■ Task requirements: Keep only the lines where "this" appears.

■ Input:
++++++++++++++++++++

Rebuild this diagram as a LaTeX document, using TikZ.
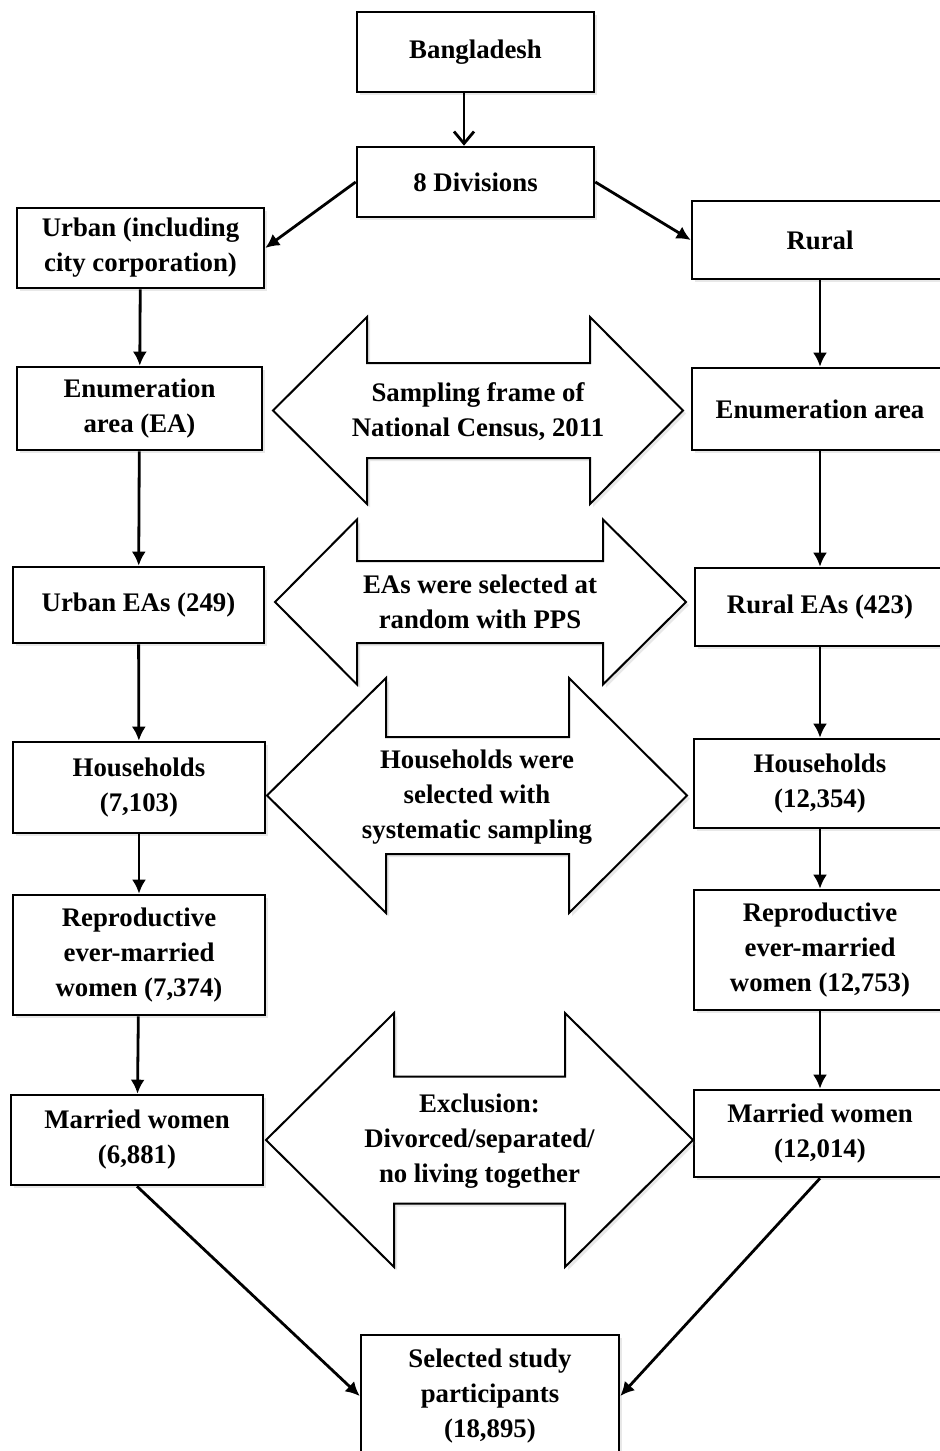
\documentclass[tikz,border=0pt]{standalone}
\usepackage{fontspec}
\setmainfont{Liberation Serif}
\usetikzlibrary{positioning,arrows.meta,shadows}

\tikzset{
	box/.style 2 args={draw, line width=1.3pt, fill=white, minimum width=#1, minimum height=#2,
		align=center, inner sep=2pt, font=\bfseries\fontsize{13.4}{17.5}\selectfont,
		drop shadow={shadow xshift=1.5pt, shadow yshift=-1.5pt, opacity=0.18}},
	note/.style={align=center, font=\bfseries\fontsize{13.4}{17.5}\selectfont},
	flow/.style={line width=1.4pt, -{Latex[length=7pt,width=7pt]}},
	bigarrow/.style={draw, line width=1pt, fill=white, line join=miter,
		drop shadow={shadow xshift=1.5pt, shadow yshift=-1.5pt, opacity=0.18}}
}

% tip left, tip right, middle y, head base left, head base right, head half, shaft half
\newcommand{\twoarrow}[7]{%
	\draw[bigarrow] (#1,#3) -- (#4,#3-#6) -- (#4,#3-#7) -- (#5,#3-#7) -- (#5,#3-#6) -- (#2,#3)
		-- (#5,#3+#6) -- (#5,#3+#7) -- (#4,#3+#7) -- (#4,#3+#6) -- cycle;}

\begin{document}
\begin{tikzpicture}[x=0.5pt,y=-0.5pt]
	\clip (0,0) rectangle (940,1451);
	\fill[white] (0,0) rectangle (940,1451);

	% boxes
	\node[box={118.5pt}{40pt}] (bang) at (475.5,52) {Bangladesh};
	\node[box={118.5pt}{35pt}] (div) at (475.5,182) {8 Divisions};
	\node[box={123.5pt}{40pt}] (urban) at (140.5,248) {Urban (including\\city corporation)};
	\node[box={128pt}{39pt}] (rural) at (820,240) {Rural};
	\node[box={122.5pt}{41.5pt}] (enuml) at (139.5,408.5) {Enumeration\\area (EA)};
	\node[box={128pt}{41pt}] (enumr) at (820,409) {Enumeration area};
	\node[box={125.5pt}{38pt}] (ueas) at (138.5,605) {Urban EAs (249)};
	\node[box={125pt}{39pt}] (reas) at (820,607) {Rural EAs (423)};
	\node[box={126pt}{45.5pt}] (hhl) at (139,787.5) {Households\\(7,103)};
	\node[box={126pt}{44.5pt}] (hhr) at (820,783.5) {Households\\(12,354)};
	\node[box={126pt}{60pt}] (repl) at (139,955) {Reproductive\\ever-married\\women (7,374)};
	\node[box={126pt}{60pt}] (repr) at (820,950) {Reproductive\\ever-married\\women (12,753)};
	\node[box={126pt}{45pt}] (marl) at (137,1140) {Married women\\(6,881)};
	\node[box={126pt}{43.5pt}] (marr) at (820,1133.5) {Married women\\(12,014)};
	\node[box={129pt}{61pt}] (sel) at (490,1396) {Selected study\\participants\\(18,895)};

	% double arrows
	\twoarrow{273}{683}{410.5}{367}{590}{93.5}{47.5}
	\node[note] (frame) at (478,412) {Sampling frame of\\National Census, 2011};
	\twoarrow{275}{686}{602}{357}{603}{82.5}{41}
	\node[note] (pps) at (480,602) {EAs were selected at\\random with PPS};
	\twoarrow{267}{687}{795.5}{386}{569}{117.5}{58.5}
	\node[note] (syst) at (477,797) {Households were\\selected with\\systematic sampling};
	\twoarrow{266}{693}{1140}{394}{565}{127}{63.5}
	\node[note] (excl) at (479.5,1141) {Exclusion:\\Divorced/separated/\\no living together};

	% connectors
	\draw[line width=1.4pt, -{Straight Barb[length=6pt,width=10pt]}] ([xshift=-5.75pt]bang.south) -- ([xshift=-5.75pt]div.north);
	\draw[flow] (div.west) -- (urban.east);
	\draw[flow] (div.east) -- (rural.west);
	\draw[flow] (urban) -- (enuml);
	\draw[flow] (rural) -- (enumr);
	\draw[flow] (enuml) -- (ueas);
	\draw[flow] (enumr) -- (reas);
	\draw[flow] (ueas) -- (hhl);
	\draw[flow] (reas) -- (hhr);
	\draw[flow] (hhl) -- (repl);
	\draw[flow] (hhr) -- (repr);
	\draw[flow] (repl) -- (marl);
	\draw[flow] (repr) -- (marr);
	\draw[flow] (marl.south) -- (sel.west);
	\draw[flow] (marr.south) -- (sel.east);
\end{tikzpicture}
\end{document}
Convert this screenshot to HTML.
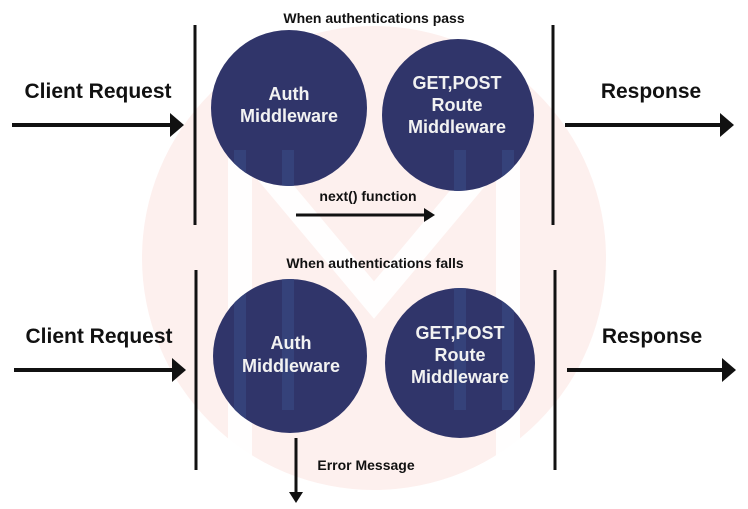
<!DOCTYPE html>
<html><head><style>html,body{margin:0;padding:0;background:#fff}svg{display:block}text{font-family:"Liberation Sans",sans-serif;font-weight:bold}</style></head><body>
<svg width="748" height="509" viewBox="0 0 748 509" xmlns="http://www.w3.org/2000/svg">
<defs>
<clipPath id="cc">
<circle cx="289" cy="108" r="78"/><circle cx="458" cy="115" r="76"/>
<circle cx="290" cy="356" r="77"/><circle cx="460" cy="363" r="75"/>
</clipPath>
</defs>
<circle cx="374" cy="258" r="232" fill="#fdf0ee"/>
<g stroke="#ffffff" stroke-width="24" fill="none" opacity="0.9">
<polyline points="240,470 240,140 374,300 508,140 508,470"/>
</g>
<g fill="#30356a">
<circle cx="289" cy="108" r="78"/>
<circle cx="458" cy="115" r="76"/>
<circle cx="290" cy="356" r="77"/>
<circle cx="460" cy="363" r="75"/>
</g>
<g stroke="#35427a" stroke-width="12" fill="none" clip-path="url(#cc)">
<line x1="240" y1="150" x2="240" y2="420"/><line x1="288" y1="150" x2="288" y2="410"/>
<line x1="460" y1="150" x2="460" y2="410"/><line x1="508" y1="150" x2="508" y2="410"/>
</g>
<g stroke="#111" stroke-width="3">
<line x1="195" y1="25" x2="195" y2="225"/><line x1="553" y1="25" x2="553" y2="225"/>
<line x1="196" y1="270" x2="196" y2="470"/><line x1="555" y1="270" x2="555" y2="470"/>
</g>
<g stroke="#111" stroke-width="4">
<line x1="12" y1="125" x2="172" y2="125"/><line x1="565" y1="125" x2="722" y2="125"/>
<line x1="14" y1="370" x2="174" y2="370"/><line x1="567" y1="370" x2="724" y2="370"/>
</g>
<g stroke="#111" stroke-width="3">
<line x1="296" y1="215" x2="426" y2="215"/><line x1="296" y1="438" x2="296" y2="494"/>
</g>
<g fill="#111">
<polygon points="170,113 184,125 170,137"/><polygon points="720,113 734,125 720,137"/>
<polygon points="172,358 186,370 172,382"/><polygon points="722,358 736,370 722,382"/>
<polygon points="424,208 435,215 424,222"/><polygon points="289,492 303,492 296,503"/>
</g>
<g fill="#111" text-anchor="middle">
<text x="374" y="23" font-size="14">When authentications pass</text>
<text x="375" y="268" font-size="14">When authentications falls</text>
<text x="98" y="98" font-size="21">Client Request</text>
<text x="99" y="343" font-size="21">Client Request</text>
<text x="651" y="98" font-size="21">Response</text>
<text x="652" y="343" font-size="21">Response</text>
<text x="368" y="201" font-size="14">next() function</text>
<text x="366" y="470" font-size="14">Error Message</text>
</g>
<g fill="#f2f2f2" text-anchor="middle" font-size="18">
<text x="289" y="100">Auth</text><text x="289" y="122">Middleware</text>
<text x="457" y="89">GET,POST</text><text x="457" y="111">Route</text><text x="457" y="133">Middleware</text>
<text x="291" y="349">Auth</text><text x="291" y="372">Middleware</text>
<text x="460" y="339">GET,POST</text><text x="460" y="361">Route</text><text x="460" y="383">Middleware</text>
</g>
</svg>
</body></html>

++++++++++++++++++++

■ Solution to the problem:
Rebuild this diagram as a LaTeX document, using TikZ.
Convert this screenshot to HTML.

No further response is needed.